Here is a working snippet:
(grep -q ^OPTIONS=\"--default-runtime /etc/sysconfig/docker && echo '/etc/sysconfig/docker needs no changes') || (sed -i 's/^OPTIONS="/OPTIONS="--default-runtime nvidia /' /etc/sysconfig/docker && echo '/etc/sysconfig/docker updated to have nvidia runtime as default' && systemctl restart docker && echo 'Restarted docker')
Thought this was worth sharing because although this isn't as ideal as having a real fix, this improves the maintenance impact significantly when compared to forking the AMI. You still have to keep in mind to omit the GPU constraint from your tasks and ensure that GPU instances are used through other means.

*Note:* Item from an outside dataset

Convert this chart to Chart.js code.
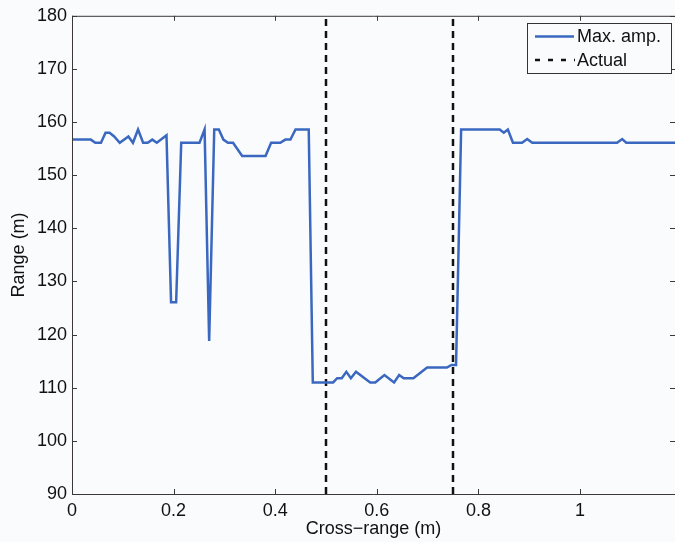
<!DOCTYPE html>
<html>
<head>
<meta charset="utf-8">
<script src="https://cdn.jsdelivr.net/npm/chart.js@4.4.1/dist/chart.umd.min.js"></script>
<style>
  html, body { margin: 0; padding: 0; background: #fafbfd; }
  #wrap { width: 675px; height: 542px; }
</style>
</head>
<body>
<div id="wrap"><canvas id="rangeChart" width="675" height="542"></canvas></div>
<script>
// cross-range positions (m) and max-amplitude range estimates (m)
var crossRange = [0, 0.037, 0.046, 0.057, 0.066, 0.074, 0.083, 0.094, 0.111, 0.120,
    0.130, 0.140, 0.149, 0.158, 0.167, 0.186, 0.195, 0.205, 0.215, 0.251,
    0.261, 0.270, 0.280, 0.289, 0.298, 0.307, 0.317, 0.335, 0.381, 0.392,
    0.410, 0.420, 0.430, 0.440, 0.466, 0.474, 0.514, 0.522, 0.531, 0.540,
    0.549, 0.559, 0.587, 0.597, 0.615, 0.634, 0.644, 0.653, 0.672, 0.699,
    0.738, 0.747, 0.756, 0.766, 0.842, 0.850, 0.858, 0.868, 0.886, 0.896,
    0.906, 1.073, 1.083, 1.091, 1.19];
var maxAmp = [156.7, 156.7, 156.1, 156.1, 158.0, 158.0, 157.3, 156.1, 157.3, 156.1,
    158.6, 156.1, 156.1, 156.7, 156.1, 157.5, 126.1, 126.1, 156.1, 156.1,
    158.6, 118.8, 158.6, 158.6, 156.7, 156.1, 156.1, 153.6, 153.6, 156.1,
    156.1, 156.7, 156.7, 158.6, 158.6, 111.0, 111.0, 111.8, 111.8, 113.0,
    111.8, 113.0, 111.0, 111.0, 112.4, 111.0, 112.4, 111.8, 111.8, 113.8,
    113.8, 114.3, 114.3, 158.6, 158.6, 158.0, 158.6, 156.1, 156.1, 156.8,
    156.1, 156.1, 156.8, 156.1, 156.1];
// actual target edges
var actualEdges = [0.5, 0.75];
var yLimits = [90, 180];
var xTicks = [0, 0.2, 0.4, 0.6, 0.8, 1];
var yTicks = [90, 100, 110, 120, 130, 140, 150, 160, 170, 180];
var legendLabels = ['Max. amp.', 'Actual'];

var blue = '#3a68c0';
var axisColor = '#3c3838';
var font = '"Liberation Sans", Arial, Helvetica, sans-serif';

var ampPoints = crossRange.map(function (x, i) { return { x: x, y: maxAmp[i] }; });

var datasets = [{
    label: legendLabels[0],
    data: ampPoints,
    borderColor: blue,
    borderWidth: 2.5,
    pointRadius: 0,
    tension: 0
}];
actualEdges.forEach(function (e) {
    datasets.push({
        label: legendLabels[1],
        data: [{ x: e, y: yLimits[0] }, { x: e, y: yLimits[1] }],
        borderColor: '#111',
        borderWidth: 2.5,
        borderDash: [7, 5],
        pointRadius: 0
    });
});

// matlab style box with inward ticks
var framePlugin = {
    id: 'frame',
    afterDatasetsDraw: function (chart) {
        var ctx = chart.ctx, a = chart.chartArea;
        var xs = chart.scales.x, ys = chart.scales.y;
        ctx.save();
        ctx.strokeStyle = axisColor;
        ctx.lineWidth = 1;
        ctx.beginPath();
        ctx.moveTo(a.left + 0.5, a.top + 0.5);
        ctx.lineTo(a.right, a.top + 0.5);
        ctx.moveTo(a.left + 0.5, a.top);
        ctx.lineTo(a.left + 0.5, a.bottom + 0.5);
        ctx.lineTo(a.right, a.bottom + 0.5);
        xTicks.forEach(function (t) {
            var px = Math.round(xs.getPixelForValue(t)) + 0.5;
            ctx.moveTo(px, a.bottom); ctx.lineTo(px, a.bottom - 5);
            ctx.moveTo(px, a.top); ctx.lineTo(px, a.top + 5);
        });
        yTicks.forEach(function (t) {
            var py = Math.round(ys.getPixelForValue(t)) + 0.5;
            ctx.moveTo(a.left, py); ctx.lineTo(a.left + 5, py);
            ctx.moveTo(a.right, py); ctx.lineTo(a.right - 5, py);
        });
        ctx.stroke();

        // legend box
        var bx = 527.5, by = 23.5, bw = 144, bh = 50;
        ctx.fillStyle = '#fafbfd';
        ctx.fillRect(bx, by, bw, bh);
        ctx.strokeStyle = '#333';
        ctx.strokeRect(bx, by, bw, bh);
        ctx.lineWidth = 2.5;
        ctx.strokeStyle = blue;
        ctx.beginPath();
        ctx.moveTo(535, 36.5); ctx.lineTo(574, 36.5);
        ctx.stroke();
        ctx.strokeStyle = '#111';
        ctx.setLineDash([5, 8]);
        ctx.beginPath();
        ctx.moveTo(535, 60); ctx.lineTo(575, 60);
        ctx.stroke();
        ctx.setLineDash([]);
        ctx.fillStyle = '#111';
        ctx.font = '18px ' + font;
        ctx.textBaseline = 'middle';
        ctx.textAlign = 'left';
        ctx.fillText(legendLabels[0], 577, 37);
        ctx.fillText(legendLabels[1], 577, 61);
        ctx.restore();
    }
};

new Chart(document.getElementById('rangeChart'), {
    type: 'line',
    data: { datasets: datasets },
    plugins: [framePlugin],
    options: {
        responsive: false,
        animation: false,
        devicePixelRatio: 1,
        layout: { padding: { top: 15, right: 0, left: 0, bottom: 0 } },
        plugins: { legend: { display: false }, tooltip: { enabled: false } },
        scales: {
            x: {
                type: 'linear',
                min: 0,
                max: 1.187,
                afterBuildTicks: function (scale) {
                    scale.ticks = xTicks.map(function (v) { return { value: v }; });
                },
                afterFit: function (scale) { scale.height = 48; },
                grid: { display: false, drawTicks: false },
                border: { display: false },
                ticks: {
                    color: '#111',
                    padding: 6,
                    maxRotation: 0,
                    font: { family: font, size: 18 },
                    callback: function (v) { return String(v); }
                },
                title: {
                    display: true,
                    text: 'Cross\u2212range (m)',
                    color: '#111',
                    font: { family: font, size: 18 },
                    padding: { top: 0, bottom: 2 }
                }
            },
            y: {
                min: yLimits[0],
                max: yLimits[1],
                afterBuildTicks: function (scale) {
                    scale.ticks = yTicks.map(function (v) { return { value: v }; });
                },
                afterFit: function (scale) { scale.width = 72; },
                grid: { display: false, drawTicks: false },
                border: { display: false },
                ticks: {
                    color: '#111',
                    padding: 5,
                    font: { family: font, size: 18 }
                },
                title: {
                    display: true,
                    text: 'Range (m)',
                    color: '#111',
                    font: { family: font, size: 18 },
                    padding: { top: 8, bottom: 0 }
                }
            }
        }
    }
});
</script>
</body>
</html>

This script didn't work for me so I had to do this instead:
sudo bash -c 'grep -q "^OPTIONS=\"--default-runtime nvidia " /etc/sysconfig/docker && echo "/etc/sysconfig/docker needs no changes" || (sed -i "s/^OPTIONS=\"/OPTIONS=\"--default-runtime nvidia /" /etc/sysconfig/docker && echo "/etc/sysconfig/docker updated to have nvidia runtime as default" && systemctl restart docker && echo "Restarted docker")'
Summary
I'd like to share the single GPU of a p3.2xlarge instance with multiple containers in the same task.
Description
In the ECS task definition it's not possible to indicate a single GPU can be shared between containers (or to distribute the GPU resource over multiple containers like with CPU units).
I have multiple containers that require a GPU but not at the same time. Is there a way run them in a single task on the same instance? I've tried leaving the GPU unit resource blank but then the GPU device is not visible to the container.